I am seriously drawn to Islam.

And I am an ordained non-denominational minister.

Who wants to be a minister. In practice.

No, let me correct that, not "who wants". Who feels incredibly drawn towards being a minister. I identify completely with the books I read about people who have felt and acted upon that kind of calling. I am fascinated in conversation with clerics of all faiths. I am drawn, irresistibly to the preaching, visiting the sick, performing life cycle events. Serving G-d in a very specific way.

But I have no interest in Christianity. Just G-d. The ONE.

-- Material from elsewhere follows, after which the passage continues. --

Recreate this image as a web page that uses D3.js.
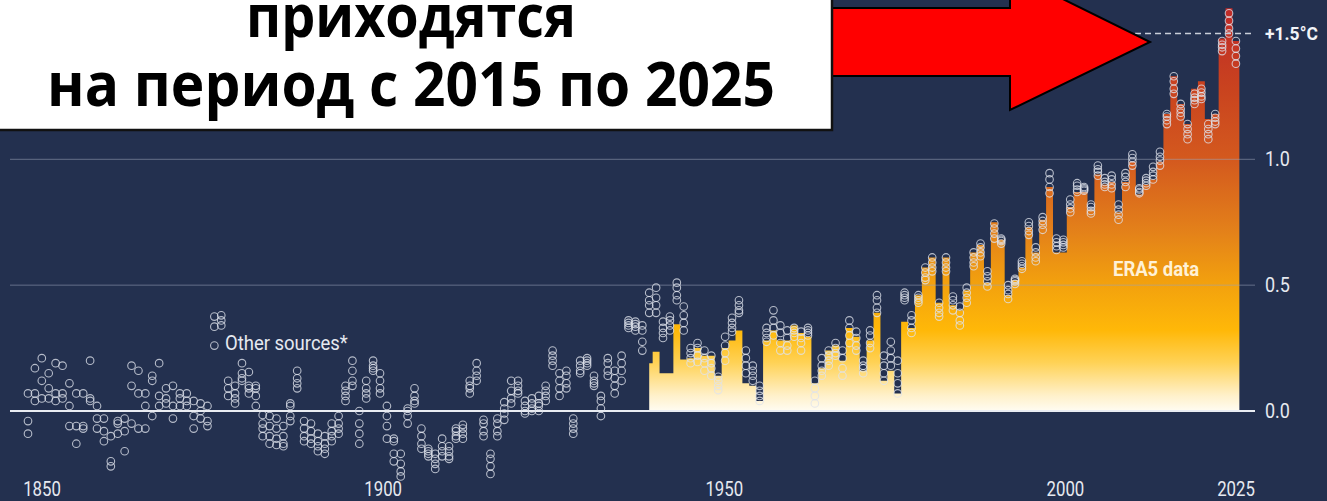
<!DOCTYPE html>
<html><head><meta charset="utf-8">
<script src="https://cdn.jsdelivr.net/npm/d3@7"></script>
<style>
html,body{margin:0;padding:0;background:#23304f;overflow:hidden;}
svg{display:block;}
</style></head><body>
<svg id="chart" width="1327" height="501"></svg>
<script>
// ---------- DATA (anomaly vs 1850-1900, °C) ----------
const firstYear = 1850;
const lastYear = 2025;
// other sources (several datasets, circles), one value per year from 1850
const srcA = [0.07,0.17,0.21,0.15,0.19,0.18,0.11,0.07,0.07,0.20,
  0.02,-0.03,-0.10,-0.04,-0.03,0.18,0.16,0.07,0.14,0.19,
  0.09,0.10,0.07,0.07,0.04,0.03,0.02,0.375,0.38,0.12,
  0.10,0.19,0.155,0.10,-0.016,-0.02,-0.03,-0.06,0.03,0.16,
  -0.04,-0.05,-0.09,-0.10,-0.05,-0.02,0.10,0.20,0.00,0.12,
  0.20,0.15,0.02,-0.11,-0.17,0.01,0.09,-0.07,-0.15,-0.17,
  -0.11,-0.14,-0.07,-0.055,0.12,0.19,-0.035,-0.17,-0.03,0.035,
  0.12,0.12,0.04,0.05,0.06,0.10,0.24,0.15,0.16,-0.03,
  0.20,0.21,0.14,0.06,0.21,0.16,0.22,0.36,0.355,0.34,
  0.47,0.49,0.355,0.375,0.51,0.415,0.25,0.27,0.24,0.22,
  0.136,0.295,0.37,0.44,0.24,0.18,0.10,0.33,0.40,0.34,
  0.32,0.33,0.315,0.33,0.12,0.21,0.24,0.27,0.24,0.36,
  0.315,0.20,0.32,0.46,0.22,0.275,0.20,0.47,0.38,0.46,
  0.57,0.61,0.43,0.61,0.455,0.415,0.49,0.63,0.665,0.555,
  0.745,0.685,0.50,0.525,0.595,0.75,0.65,0.77,0.945,0.685,
  0.68,0.84,0.905,0.89,0.82,0.975,0.925,0.935,0.82,0.945,
  1.02,0.885,0.925,0.97,1.03,1.18,1.33,1.22,1.14,1.26,
  1.28,1.14,1.18,1.47,1.58,1.47];
const srcB = [-0.04,0.07,0.12,0.09,0.07,0.07,0.02,-0.06,-0.06,0.05,
  -0.03,-0.08,-0.20,-0.05,-0.08,0.10,0.07,0.02,0.12,0.06,
  0.05,0.02,0.05,0.04,-0.02,0.00,-0.04,0.335,0.36,0.09,
  0.07,0.15,0.10,0.09,-0.05,-0.06,-0.07,-0.10,0.02,0.13,
  -0.07,-0.08,-0.12,-0.13,-0.08,-0.05,0.08,0.16,-0.05,0.09,
  0.18,0.12,-0.02,-0.12,-0.21,0.00,0.06,-0.10,-0.16,-0.19,
  -0.14,-0.16,-0.08,-0.07,0.10,0.16,-0.05,-0.19,-0.05,0.01,
  0.08,0.10,0.02,0.03,0.03,0.08,0.22,0.12,0.14,-0.05,
  0.18,0.20,0.12,0.04,0.19,0.13,0.19,0.35,0.345,0.32,
  0.44,0.45,0.33,0.36,0.49,0.38,0.23,0.25,0.21,0.19,
  0.12,0.26,0.35,0.42,0.21,0.16,0.08,0.31,0.36,0.31,
  0.29,0.32,0.29,0.32,0.09,0.18,0.22,0.25,0.21,0.33,
  0.29,0.18,0.30,0.44,0.18,0.24,0.15,0.46,0.36,0.45,
  0.55,0.59,0.41,0.59,0.44,0.39,0.47,0.61,0.65,0.535,
  0.725,0.68,0.48,0.52,0.585,0.735,0.63,0.755,0.92,0.67,
  0.67,0.82,0.895,0.885,0.81,0.96,0.91,0.92,0.80,0.93,
  1.005,0.88,0.915,0.95,1.01,1.17,1.31,1.20,1.12,1.245,
  1.265,1.12,1.165,1.455,1.55,1.44];
const srcC = [-0.09,0.04,0.05,0.05,0.04,0.05,-0.06,-0.13,-0.07,0.04,
  -0.07,-0.12,-0.22,-0.09,-0.16,-0.05,-0.07,-0.07,-0.02,0.02,
  0.03,-0.03,0.02,0.02,-0.07,-0.03,-0.06,0.26,0.34,0.06,
  0.05,0.13,0.09,0.06,-0.07,-0.10,-0.11,-0.13,-0.02,0.11,
  -0.10,-0.11,-0.14,-0.15,-0.10,-0.07,0.06,0.12,-0.09,0.07,
  0.17,0.09,-0.06,-0.17,-0.24,-0.02,0.04,-0.13,-0.17,-0.21,
  -0.16,-0.18,-0.10,-0.09,0.09,0.14,-0.08,-0.22,-0.08,-0.01,
  0.05,0.08,0.00,0.01,0.02,0.06,0.20,0.09,0.11,-0.07,
  0.16,0.19,0.11,0.01,0.16,0.10,0.16,0.34,0.335,0.275,
  0.42,0.42,0.31,0.34,0.46,0.35,0.21,0.22,0.19,0.17,
  0.10,0.23,0.33,0.40,0.18,0.14,0.06,0.29,0.33,0.27,
  0.26,0.31,0.27,0.31,0.06,0.16,0.20,0.23,0.17,0.30,
  0.26,0.17,0.27,0.41,0.15,0.21,0.11,0.45,0.33,0.44,
  0.53,0.57,0.39,0.57,0.42,0.36,0.45,0.59,0.63,0.515,
  0.705,0.675,0.465,0.515,0.575,0.715,0.61,0.74,0.89,0.655,
  0.66,0.805,0.88,0.88,0.795,0.95,0.90,0.90,0.78,0.91,
  0.99,0.87,0.905,0.935,0.995,1.155,1.28,1.185,1.10,1.235,
  1.25,1.10,1.15,1.445,1.52,1.41];
const srcD = [null,null,null,null,null,null,null,null,null,null,
  null,null,null,null,null,null,null,null,null,null,
  null,null,null,null,null,null,null,null,null,null,
  0.03,0.12,0.07,0.02,-0.10,-0.13,-0.135,-0.14,-0.04,0.09,
  -0.12,-0.13,-0.16,-0.17,-0.12,-0.09,0.04,0.10,-0.13,0.05,
  0.16,0.07,-0.11,-0.20,-0.26,-0.05,0.03,-0.15,-0.18,-0.23,
  -0.18,-0.19,-0.11,-0.11,0.07,0.12,-0.10,-0.25,-0.10,-0.035,
  0.03,0.07,-0.01,0.00,0.00,0.04,0.18,0.06,0.09,-0.09,
  0.15,0.18,0.10,-0.02,0.14,0.07,0.12,0.33,0.32,0.24,
  0.39,0.39,0.29,0.32,0.44,0.32,0.19,0.195,0.16,0.14,
  0.083,0.20,0.315,0.39,0.15,0.12,0.04,0.275,0.30,0.24,
  0.24,0.295,0.24,0.30,0.03,0.14,0.18,0.22,0.14,0.27,
  0.24,0.15,0.25,0.39,0.12,0.18,0.07,0.44,0.31,0.43,
  0.52,0.555,0.375,0.555,0.40,0.34,0.43,0.575,0.615,0.495,
  0.685,0.665,0.445,0.505,0.565,0.70,0.595,0.72,0.865,0.64,
  0.65,0.79,0.87,0.875,0.785,0.935,0.89,0.885,0.76,0.89,
  0.975,0.865,0.895,0.92,0.975,1.14,1.26,1.17,1.08,1.22,
  1.24,1.08,1.14,1.43,1.50,1.38];
// ERA5 annual anomaly, 1940 onward (bars)
const era5Start = 1940;
const era5 = [0.19,0.235,0.15,0.15,0.345,0.205,0.21,0.25,0.22,0.22,
  0.14,0.25,0.28,0.32,0.11,0.10,0.04,0.28,0.32,0.28,
  0.28,0.34,0.31,0.295,0.11,0.17,0.24,0.26,0.20,0.33,
  0.295,0.16,0.28,0.39,0.12,0.16,0.07,0.355,0.33,0.46,
  0.57,0.61,0.43,0.61,0.42,0.40,0.48,0.63,0.66,0.51,
  0.75,0.68,0.46,0.52,0.57,0.73,0.63,0.76,0.89,0.63,
  0.63,0.81,0.87,0.87,0.80,0.94,0.90,0.91,0.79,0.91,
  0.99,0.86,0.90,0.92,0.99,1.18,1.33,1.22,1.14,1.28,
  1.31,1.16,1.18,1.48,1.60,1.47];
const xTickYears = [1850, 1900, 1950, 2000, 2025];
const yTickValues = [0, 0.5, 1.0];
const thresholdValue = 1.5;
const thresholdLabel = "+1.5°C";
const boxLines = ["приходятся", "на период с 2015 по 2025"];

// ---------- SETUP ----------
const W = 1327, H = 501;
const svg = d3.select("#chart");
const FONT = "Roboto, 'Noto Sans', sans-serif";

const x = d3.scaleLinear().domain([1850, 2024]).range([28, 1229]);
const xLab = d3.scaleLinear().domain([1850, 2025]).range([42, 1236]);
const y = d3.scaleLinear().domain([0, 1]).range([411, 159.3]);
const plotRight = 1255, plotLeft = 10;

svg.append("rect").attr("width", W).attr("height", H).attr("fill", "#23304f");

// gradient for ERA5 area (by value)
const defs = svg.append("defs");
const grad = defs.append("linearGradient").attr("id", "eraGrad")
  .attr("gradientUnits", "userSpaceOnUse")
  .attr("x1", 0).attr("x2", 0).attr("y1", y(0)).attr("y2", y(1.6));
[[0, "#fffcf2"], [0.04, "#fff0c8"], [0.12, "#ffd256"], [0.2, "#ffb808"],
 [0.32, "#f2a00e"], [0.45, "#e3801a"], [0.62, "#d45a1e"], [0.8, "#c9431f"], [1, "#bf2a28"]]
  .forEach(([o, c]) => grad.append("stop").attr("offset", o).attr("stop-color", c));

// ERA5 step area
const eraData = era5.map((v, i) => ({year: era5Start + i, v}));
const eraPts = eraData.map(d => ({xv: d.year - 0.5, v: d.v}));
eraPts.push({xv: eraData[eraData.length - 1].year + 0.5, v: eraData[eraData.length - 1].v});
defs.append("clipPath").attr("id", "eraClip").append("rect")
  .attr("x", x(era5Start)).attr("y", 0).attr("width", W).attr("height", H);
svg.append("path")
  .datum(eraPts)
  .attr("clip-path", "url(#eraClip)")
  .attr("fill", "url(#eraGrad)")
  .attr("d", d3.area().curve(d3.curveStepAfter)
    .x(d => x(d.xv)).y0(y(0)).y1(d => y(d.v)));

// grid lines
svg.append("g").selectAll("line").data(yTickValues.filter(v => v !== 0)).join("line")
  .attr("x1", plotLeft).attr("x2", plotRight)
  .attr("y1", d => y(d)).attr("y2", d => y(d))
  .attr("stroke", "#9aa3b8").attr("stroke-opacity", 0.55).attr("stroke-width", 1);

// zero line
svg.append("line").attr("x1", plotLeft).attr("x2", plotRight)
  .attr("y1", y(0)).attr("y2", y(0))
  .attr("stroke", "#e9ecf2").attr("stroke-width", 2);

// circles for other sources
const series = [srcA, srcB, srcC, srcD];
const pts = [];
series.forEach(s => s.forEach((v, i) => { if (v !== null) pts.push({year: firstYear + i, v}); }));
svg.append("g").selectAll("circle").data(pts).join("circle")
  .attr("cx", d => x(d.year)).attr("cy", d => y(d.v)).attr("r", 3.8)
  .attr("fill", "none").attr("stroke", "#dfe3ec").attr("stroke-opacity", 0.78)
  .attr("stroke-width", 1.1);

// threshold dashed line
svg.append("line").attr("x1", 1135).attr("x2", plotRight)
  .attr("y1", y(thresholdValue)).attr("y2", y(thresholdValue))
  .attr("stroke", "#c9ced9").attr("stroke-width", 1.6).attr("stroke-dasharray", "6,4");
svg.append("text").attr("transform", `translate(1265,${y(thresholdValue)}) scale(0.92,1)`).attr("dy", "0.35em")
  .attr("font-family", FONT).attr("font-weight", 700).attr("font-size", 19)
  .attr("fill", "#f2f4f8").text(thresholdLabel);

// y tick labels
svg.append("g").selectAll("text").data(yTickValues).join("text")
  .attr("transform", d => `translate(1265,${y(d)}) scale(0.9,1)`)
  .attr("dy", "0.35em")
  .attr("font-family", FONT).attr("font-size", 20).attr("fill", "#e6e9f0")
  .text(d => d3.format(".1f")(d));

// x tick labels
svg.append("g").selectAll("text").data(xTickYears).join("text")
  .attr("transform", d => `translate(${xLab(d)},496) scale(0.8,1)`)
  .attr("text-anchor", "middle")
  .attr("font-family", FONT).attr("font-size", 21).attr("fill", "#e6e9f0")
  .text(d => d);

// series labels
svg.append("text").attr("transform", `translate(225,${y(0.27)}) scale(0.88,1)`).attr("dy", "0.35em")
  .attr("font-family", FONT).attr("font-size", 21).attr("fill", "#e6e9f0")
  .text("Other sources*");
svg.append("text").attr("transform", `translate(1113,${y(0.565)}) scale(0.88,1)`).attr("dy", "0.35em")
  .attr("font-family", FONT).attr("font-weight", 700).attr("font-size", 21).attr("fill", "#fff1d6")
  .text("ERA5 data");

// red arrow
svg.append("path")
  .attr("d", "M832,8 L1010,8 L1010,-27 L1150,42 L1010,110 L1010,76 L832,76 Z")
  .attr("fill", "#ff0000").attr("stroke", "#000").attr("stroke-width", 2);

// white text box
svg.append("rect").attr("x", -4).attr("y", -40).attr("width", 836).attr("height", 170)
  .attr("fill", "#ffffff").attr("stroke", "#111").attr("stroke-width", 2.5);
const targets = [{w: 330, base: 37, size: 56}, {w: 728, base: 106, size: 58}];
boxLines.forEach((t, i) => {
  const el = svg.append("text")
    .attr("font-family", "'Open Sans', 'Noto Sans', sans-serif").attr("font-weight", 700)
    .attr("font-size", targets[i].size).attr("fill", "#000").attr("text-anchor", "middle").text(t);
  const len = el.node().getComputedTextLength();
  const sx = targets[i].w / len;
  el.attr("transform", `translate(411,${targets[i].base}) scale(${sx},1.05)`);
});
</script>
</body></html>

So where do I go with this?

A spiritual conundrum...

4 comments:

Leena said...

That all sounds pretty great!

If you already believe in Islam and God, then that is your shahadah, essentially.

You can be a Muslim woman leader, teacher, shaikha, minister-equivalent... Why not? :-)

And you can serve God without the banner of religion, too.

Good luck with your spiritual travels. I love your blog.

Ask Me Anything said...

I feel EXACTLy like you! A great example for both of us is Eckart Tolle. Not a Christian, nor a Muslim, but a wonderful teacher and listener of G-d.

Anonymous said...

Some of us would say that the One God is the same, regardless of how a particular religion chooses to see him/her/it. If you are called to serve God in ministry, you'll find a way :)

Barimalch said...

My common sense based observation is Christians mostly live OK, for Buddhism seemingly most buddhist countries live in poverty, for Muslim many cultures treat women very unfairly.

I myself not so practicing buddhism believer and my recent discovery in religion is that not few Christian high priests do or did horrible crime of child raping which among buddhist monks it was wide spread crime (maybe still now at some degree).

So as of example of Christianity and Buddhism does religion really purify common people?!

Maybe there really is powerful natural force or cosmic energy which kind of wrongly translated by religion or science.